It is a Java implementation of a syntactically rich, rule-based within-document coreference system very similar to (the syntactic components of) Haghighi and Klein (2009). It is useful as a starting point for incorporating coreference into larger information extraction and natural language processing systems. For example, by tweaking the gazetteers, customzing mention identification, turning the syntactic rules into log-linear features, etc., it can be made useful for a variety of applications.
It was developed by Brendan O'Connor and Michael Heilman, students in Noah Smith's ARK research group.
Enter a few sentences of text in the box below (or click on an example) and then click "Resolve." The system will take a few seconds per sentence to respond.
Download a release: arkref-20110321.tgz
We are working on a real tech report describing it, but in the meantime, a preliminary document is available with the code. Please first read:
Aria Haghighi and Dan Klein. Simple Coreference Resolution with Rich Syntactic and Semantic Features. EMNLP 2009.

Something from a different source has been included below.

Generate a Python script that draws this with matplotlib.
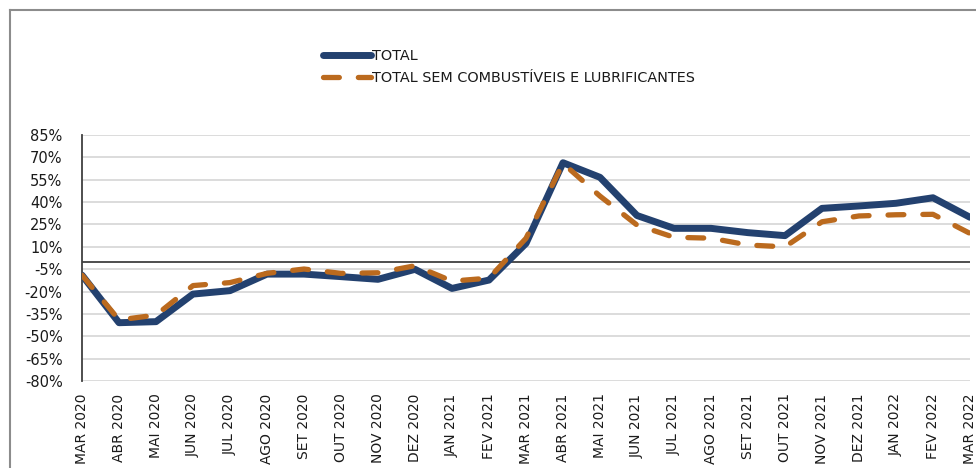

Out of the box, it performs about as well as H&K's 2009 system on the development data set (we have not evaluated on the test dataset). Its F-score is slightly higher, and the precision/recall tradeoff is different. Note that there is no semantic compatibility subsystem ("+SEM-COMPAT") and that we use a supersense tagger (Ciaramita and Altun, EMNLP 2006) rather than a named entity recognizer.
It depends on having a phrase structure parser. We use the Stanford Parser and include it in the download. ARKref also makes heavy use of the Stanford Tregex library for implementation of syntactic rules.